The movie “The Iron Lady,” released on Jan. 13, was highly forgettable.
With a title like that, an actress like Meryl Streep and a character like Margaret Thatcher, this film screams Oscar-worthy. Unfortunately, Streep was the only aspect of this movie that lived up to expectations.
As the film unfolds, a somewhat senile, retired Thatcher tells the story of her empowered rise to the position of prime minister of Great Britain through a series of jumbled flashbacks.
At this point in her life, Thatcher has hallucinations of her deceased husband and visions of triumphs and failures, politically as well as personally.
The controversies of the era are identified primarily through a few flashes of protesters with picket signs, which quickly change back to Thatcher’s thoughts or another montage of social issues.
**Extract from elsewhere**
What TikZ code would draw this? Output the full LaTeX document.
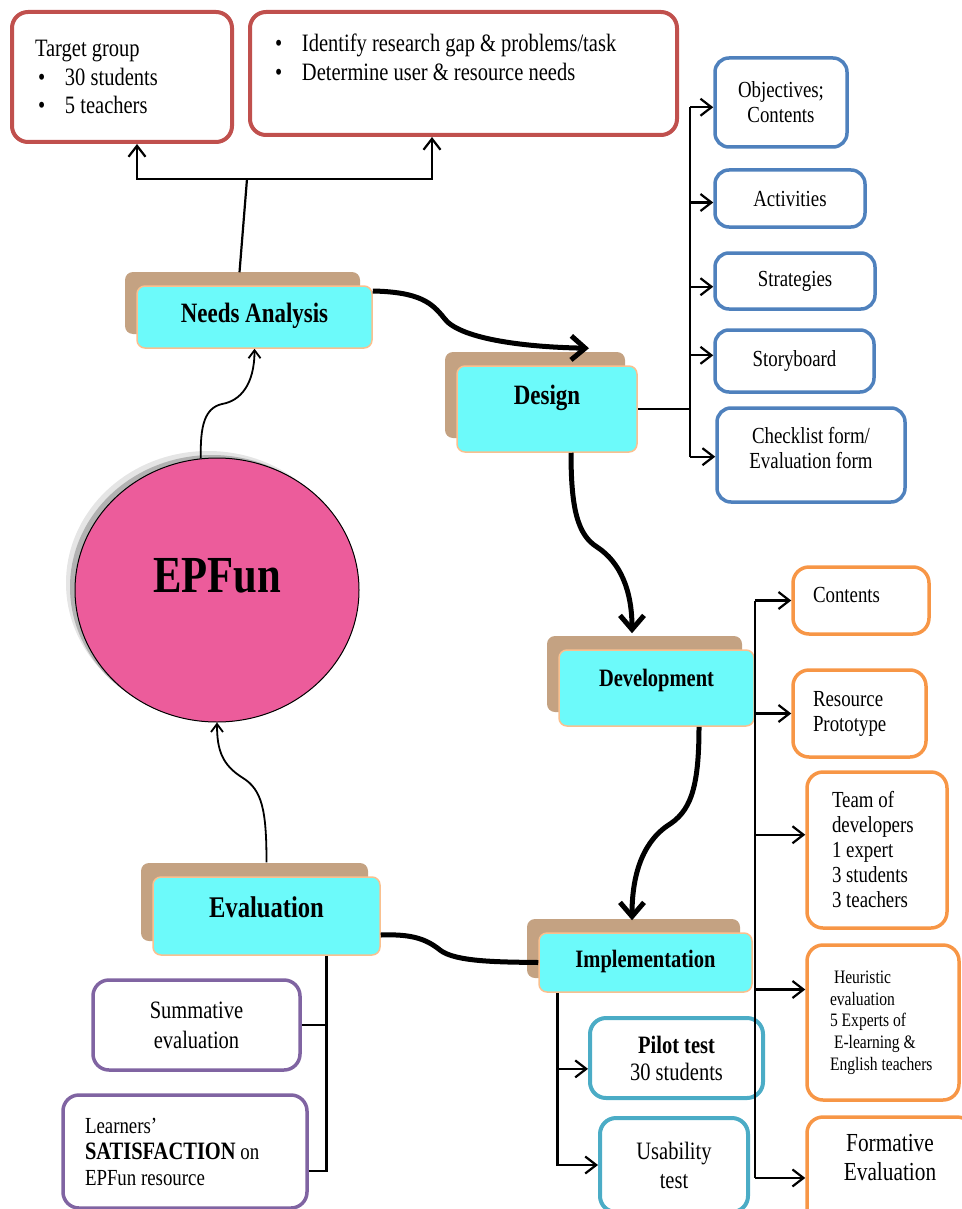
\documentclass[tikz,border=0pt]{standalone}
\usepackage{fontspec}
\setmainfont{Liberation Serif}[FakeStretch=0.82]
\usepackage{tikz}
\usetikzlibrary{shapes.geometric,arrows.meta,shadows}

\definecolor{redline}{RGB}{192,80,77}
\definecolor{blueline}{RGB}{79,129,189}
\definecolor{orangeline}{RGB}{247,150,70}
\definecolor{tealline}{RGB}{75,172,198}
\definecolor{purpleline}{RGB}{128,100,162}
\definecolor{phasefill}{RGB}{108,250,250}
\definecolor{phaseline}{RGB}{250,192,143}
\definecolor{shadowtan}{RGB}{196,162,130}
\definecolor{epfpink}{RGB}{236,92,155}

\newcommand{\bul}{\makebox[27pt][l]{\textbullet}}

\begin{document}
\begin{tikzpicture}[x=1pt, y=-1pt,
    every node/.style={execute at begin node={\spaceskip=0pt\xspaceskip=0pt\relax}},
    phase/.style={rectangle, rounded corners=8pt, draw=phaseline, line width=1.5pt, fill=phasefill,
        general shadow={fill=shadowtan, shadow xshift=-12pt, shadow yshift=14pt}},
    epf/.style={ellipse, draw, line width=1pt, fill=epfpink, minimum width=284pt, minimum height=264pt,
        font=\bfseries\fontsize{52}{52}\selectfont, text height=35pt, text depth=31pt,
        general shadow={fill=gray!20, shadow xshift=-9pt, shadow yshift=7pt},
        general shadow={fill=gray!60, shadow xshift=-5pt, shadow yshift=3pt}},
    rbox/.style={rectangle, rounded corners=16pt, draw=redline, line width=4pt, align=left, font=\fontsize{25}{28.5}\selectfont},
    bbox/.style={rectangle, rounded corners=14pt, draw=blueline, line width=3.5pt, align=center, font=\fontsize{23}{25}\selectfont},
    obox/.style={rectangle, rounded corners=16pt, draw=orangeline, line width=3.5pt, align=left, font=\fontsize{23}{25}\selectfont},
    tbox/.style={rectangle, rounded corners=16pt, draw=tealline, line width=4pt, align=center, font=\fontsize{25}{27}\selectfont},
    pbox/.style={rectangle, rounded corners=16pt, draw=purpleline, line width=3.5pt, font=\fontsize{25}{30}\selectfont},
    link/.style={line width=2.2pt},
    arr/.style={link, -{Straight Barb[length=11pt,width=17pt]}},
    thinarr/.style={line width=1.8pt, -{Straight Barb[length=8pt,width=12pt]}},
    bigline/.style={line width=5pt},
    bigarr/.style={bigline, -{Straight Barb[length=14pt,width=24pt]}}]
    \useasboundingbox (0,0) rectangle (961,1209);

    \node[rbox, text width=174pt, inner xsep=23pt, minimum height=130pt] (tgt) at (122,77)
        {Target group\\ \hspace*{3pt}\bul 30 students\\ \hspace*{3pt}\bul 5 teachers};
    \node[rbox, text width=377pt, inner xsep=25pt, minimum height=123pt, text height=17pt, text depth=60pt] (need) at (463.5,73.5)
        {\bul Identify research gap \& problems/task\\ \bul Determine user \& resource needs};

    \node[phase, font=\bfseries\fontsize{28}{28}\selectfont, minimum width=235pt, minimum height=62pt, text height=20pt, text depth=10pt] (NA) at (254.5,317) {Needs Analysis};
    \node[phase, font=\bfseries\fontsize{28}{28}\selectfont, minimum width=180pt, minimum height=86pt, text height=20pt, text depth=30pt] (dsg) at (547,409) {Design};
    \node[phase, font=\bfseries\fontsize{25}{25}\selectfont, minimum width=195pt, minimum height=76pt, text height=18pt, text depth=22pt] (dev) at (656.5,688) {Development};
    \node[phase, font=\bfseries\fontsize{25}{25}\selectfont, minimum width=213pt, minimum height=59pt, text height=18pt, text depth=9pt] (impl) at (645.5,962.5) {Implementation};
    \node[phase, font=\bfseries\fontsize{30}{30}\selectfont, minimum width=227pt, minimum height=78pt, text height=21pt, text depth=19pt] (eval) at (266.5,916) {Evaluation};

    \node[epf] (epf) at (217,590) {EPFun};

    \node[bbox, minimum width=132pt, minimum height=89pt] (obj) at (781,102.5) {Objectives;\\Contents};
    \node[bbox, minimum width=150pt, minimum height=57pt] (act) at (790,198.5) {Activities};
    \node[bbox, minimum width=160pt, minimum height=56pt] (str) at (795,281) {Strategies};
    \node[bbox, minimum width=159pt, minimum height=62pt] (sto) at (794.5,361) {Storyboard};
    \node[bbox, minimum width=188pt, minimum height=94pt, text height=41pt, text depth=14pt] (chk) at (811,455) {Checklist form/\\Evaluation form};

    \node[obox, text width=96pt, inner xsep=20pt, minimum height=67pt, text height=16pt, text depth=12pt] (con) at (861,600.5) {Contents};
    \node[obox, text width=93pt, inner xsep=20pt, minimum height=87pt] (res) at (859.5,713.5) {Resource\\Prototype};
    \node[obox, text width=90pt, inner xsep=25pt, minimum height=156pt] (team) at (877,850)
        {Team of\\developers\\1 expert\\3 students\\3 teachers};
    \node[obox, text width=106pt, inner xsep=23pt, minimum height=155pt, font=\fontsize{19}{21.7}\selectfont] (heu) at (883,1022.5)
        {\hspace*{4pt}Heuristic\\evaluation\\5 Experts of\\\hspace*{4pt}E-learning \&\\\mbox{English teachers}};
    \node[obox, align=center, text width=146pt, inner xsep=10pt, minimum height=113pt, text height=17pt, text depth=61pt,
        font=\fontsize{26}{29}\selectfont] (form) at (890,1173.5) {Formative\\Evaluation};

    \node[tbox, minimum width=173pt, minimum height=80pt] (pilot) at (676.5,1058) {{\bfseries Pilot test}\\30 students};
    \node[tbox, minimum width=148pt, minimum height=94pt, font=\fontsize{25}{29}\selectfont] (usab) at (674,1165) {Usability\\test};

    \node[pbox, align=center, minimum width=207pt, minimum height=90pt] (sum) at (196.5,1025) {Summative\\evaluation};
    \node[pbox, align=left, text width=200pt, inner xsep=22pt, minimum height=113pt, font=\fontsize{23}{26}\selectfont] (learn) at (185,1151.5)
        {Learners'\\ {\bfseries\fontsize{25}{26}\selectfont SATISFACTION} on\\ EPFun resource};

    \coordinate (nasplit) at (247,179);
    \coordinate (dj) at (690,409);
    \coordinate (rj) at (755,688);
    \coordinate (ij) at ([xshift=-88pt]impl.south);
    \coordinate (ej) at ([xshift=60pt]eval.south);

    \draw[link] ([shift={(-15pt,13pt)}]NA.north) -- (nasplit);
    \draw[arr] (nasplit) -| ([xshift=15pt]tgt.south);
    \draw[arr] (nasplit) -| ([xshift=-31.5pt]need.south);

    \draw[thinarr] (epf.97) .. controls (200,425) and (205,408) .. (222,404) .. controls (240,401) and (254.5,385) .. (NA.south);
    \draw[bigarr] ([yshift=26pt]NA.east) .. controls (420,292) and (432,303) .. (444,318) .. controls (458,338) and (520,347) .. ([shift={(42pt,17pt)}]dsg.north);
    \draw[bigarr] ([xshift=24pt]dsg.south) .. controls (571,510) and (578,535) .. (597,547) .. controls (620,562) and (632,590) .. ([shift={(-24.5pt,16pt)}]dev.north);
    \draw[bigarr] ([xshift=42.5pt]dev.south) .. controls (699,790) and (690,812) .. (667,826) .. controls (640,845) and (632,880) .. ([shift={(-13.5pt,12pt)}]impl.north);
    \draw[bigline] ([yshift=-19pt]eval.east) .. controls (410,934) and (425,938) .. (440,950) .. controls (455,962) and (500,962) .. (impl.west);
    \draw[thinarr] ([yshift=14pt]eval.north) .. controls (266.5,810) and (262,790) .. (243,778) .. controls (222,765) and (217,750) .. (epf.south);

    \draw[link] (dsg.east) -- (dj);
    \draw[link] (dj |- obj.184) -- (dj |- chk.181);
    \foreach \b/\a in {obj/184,act/183,str/184,sto/176,chk/181}
        \draw[arr] (dj |- \b.\a) -- (\b.\a);

    \draw[link] (rj |- con.west) -- (rj |- form.183);
    \foreach \b/\a in {con/180,res/180,team/168,heu/157,form/183}
        \draw[arr] (rj |- \b.\a) -- (\b.\a);

    \draw[arr] (ij) |- (usab.west);
    \draw[arr] (ij |- pilot.187) -- (pilot.187);

    \draw[link] (ej) |- (learn.351);
    \draw[link] (sum.east) -- (ej |- sum.east);
\end{tikzpicture}
\end{document}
Thatcher’s involvement with these issues is summed up by nothing more than a few minutes of conversation with either her staff or the opposing party.
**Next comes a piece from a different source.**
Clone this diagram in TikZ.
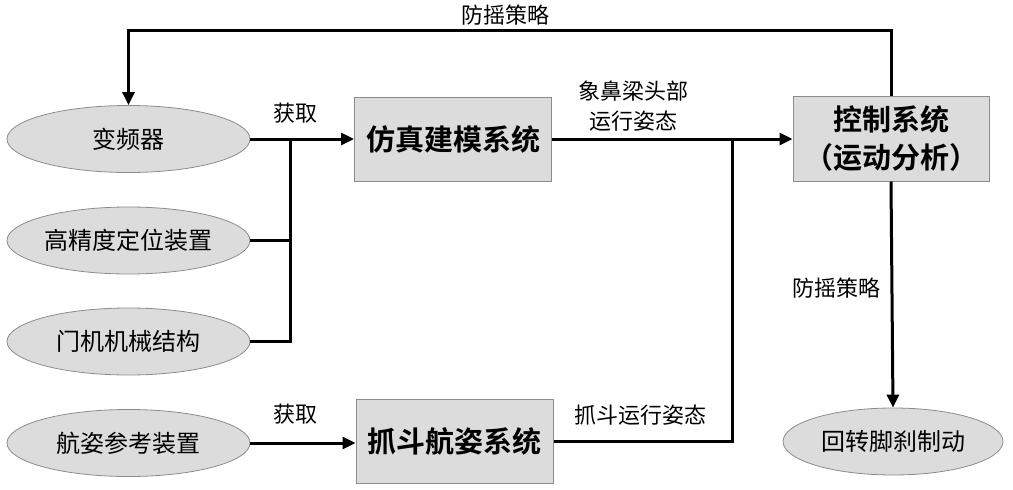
\documentclass[tikz,border=0pt]{standalone}
\usepackage{fontspec}
\setmainfont{Noto Sans CJK SC}[BoldFont={Noto Sans CJK SC Bold}]
\usetikzlibrary{arrows.meta,shapes.geometric}
\definecolor{fillgray}{HTML}{DCDCDC}
\definecolor{edgegray}{HTML}{8C8C8C}
\begin{document}
\begin{tikzpicture}[x=1pt,y=-1pt,
  oval/.style={ellipse,draw=edgegray,line width=0.8pt,fill=fillgray,minimum width=243pt,minimum height=67pt,inner sep=0pt,font=\fontsize{24}{28}\selectfont},
  sysbox/.style={rectangle,draw=edgegray,line width=1pt,fill=fillgray,minimum width=197pt,minimum height=84pt,inner sep=0pt,align=center,font=\fontsize{29}{38}\selectfont\bfseries},
  lab/.style={inner sep=0pt,align=center,font=\fontsize{22}{30}\selectfont},
  conn/.style={line width=3pt,line join=miter},
  arr/.style={conn,-{Triangle[length=13pt,width=12pt]}}]
\useasboundingbox (0,0) rectangle (1013,490);
% ellipses
\node[oval] (e1) at (128.5,139) {变频器};
\node[oval] (e2) at (128.5,240.5) {高精度定位装置};
\node[oval] (e3) at (128.5,341.5) {门机机械结构};
\node[oval] (e4) at (128.5,443) {航姿参考装置};
\node[oval,minimum width=220pt] (e5) at (893,441.5) {回转脚刹制动};
% boxes
\node[sysbox] (b1) at (453,139.5) {仿真建模系统};
\node[sysbox] (b2) at (454.5,441.5) {抓斗航姿系统};
\node[sysbox,minimum width=196pt,minimum height=85pt] (ctrl) at (891,138.5) {控制系统\\（运动分析）};
% junction coordinates
\coordinate (top) at (0,30);
\coordinate (j1) at (290,139);
\coordinate (j2) at (732,139);
% connectors
\draw[arr] (ctrl.north) -- (ctrl.north |- top) -| (e1.north);
\draw[arr] (e1.east) -- (b1.west |- e1.east);
\draw[conn] (e2.east) -| (j1);
\draw[conn] (e3.east) -| (j1);
\draw[arr] (e4.east) -- (b2.west |- e4.east);
\draw[arr] (b1.east |- j2) -- (ctrl.west |- j2);
\draw[conn] (b2.east) -| (j2);
\draw[arr] (ctrl.south) -- (e5.north);
% labels
\node[lab] (l1) at (505,15) {防摇策略};
\node[lab] (l2) at (295,113) {获取};
\node[lab] (l3) at (295,414) {获取};
\node[lab] (l4) at (633,106) {象鼻梁头部\\运行姿态};
\node[lab] (l5) at (640,415) {抓斗运行姿态};
\node[lab] (l6) at (836,288) {防摇策略};
\end{tikzpicture}
\end{document}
The film did delve slightly into the surprisingly glamour-less personal life of Margaret Thatcher.
However, the back-and-forth between personal and political as well as past and present was a little too much. There was not enough coverage of either aspect to reveal anything of real substance.
Despite the film’s flaws, Streep is suitably nominated for an Oscar for her performance in the film.
For having such an influential main character, the film as a whole did not do her justice. Sadly, “The Iron Lady” will probably not be remembered as the powerful, sensational biography it could have been.